Publikasjonsdetaljer

  • Journal: Fisheries Research, vol. 37, p. 77–95, 1998
  • Utgiver: Elsevier
  • Internasjonale standardnumre:
    • Trykt: 0165-7836
    • Elektronisk: 1872-6763
  • Lenke:

In a model with 4 species: cod, capelin, herring and minke whales, the fish populations are age and length distributed, while the minke whale is age and sex distributed. The time step is one month, and there are two areas (The Barents Sea and parts of the Norwegian Sea). There is a food-web with minke whales as top predators, consuming herring, capelin and cod according to a non-linear consumption function in available prey abundance. The consumption function for minke whales is roughly estimated. The opportunistic minke whale may forage on plankton and other fish than cod, capelin or herring, and is thus modeled as having carrying capacity and demographic parameters independent of the status of the fish stocks in the model.
The fish-fisheries are managed by fixed VPA-based fishing mortalities (cod and herring) and Captool (capelin), while minke whaling is managed according to the RMP of the IWC. The model is stochastic in fish recruitment and in survey indices for minke whales. The model is simulated over 100 year periods in a number of scenarios spanned by 9 experimental factors. The core of the experimental design is an orthogonal array with 27 points. The primary study variable is the tuning of the RMP, and the response variables are catches and stock sizes of cod, herring and minke whale. The responses are taken as yearly means over the last 90 years of the period.
When the tuning of the RMP is changed from the current level of targeting the final stock at 72% of carrying capacity to 60%, the annual catch of whales increases with some 300 animals, while the annual catch of cod increases with some 0.1 million tons on the average.

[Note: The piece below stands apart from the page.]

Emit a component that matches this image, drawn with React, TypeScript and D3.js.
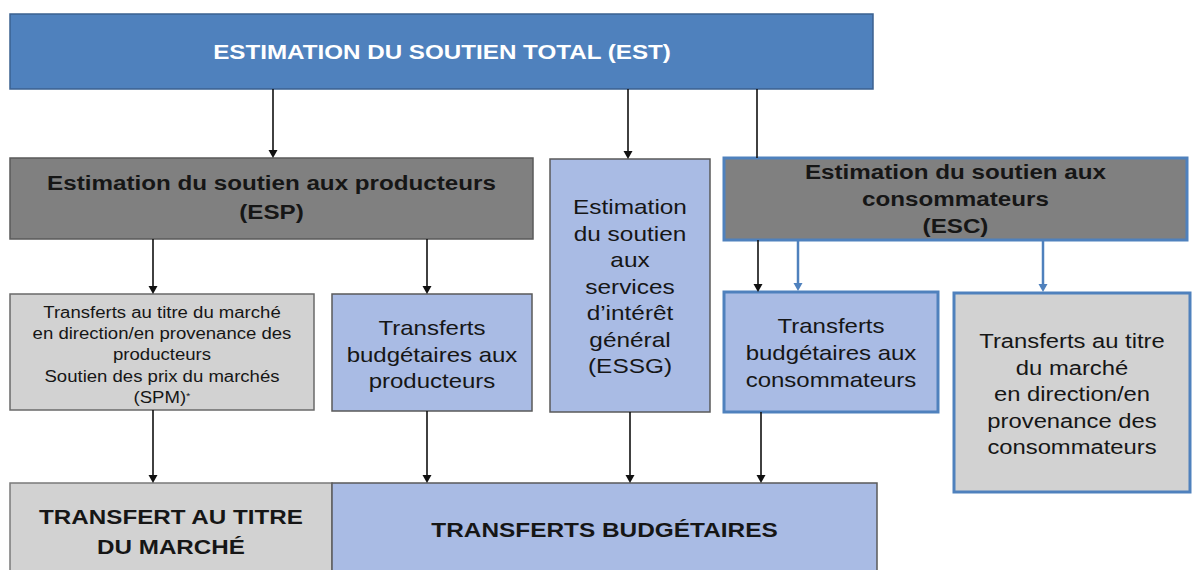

For herring, no clear main effect was found on catch or mortality rate. The catch of cod is estimated to increase in annual mean with some 6 tons with a mean reduction in the whale stock of one animal. The results concerning the effects on the cod and herring fisheries must be taken as tentative since the ecosystem model used could be improved, and so could the strategies for managing the fisheries.
The study exemplifies how scenario experimentation can be used as a tool for investigating the properties of fishery management regimes.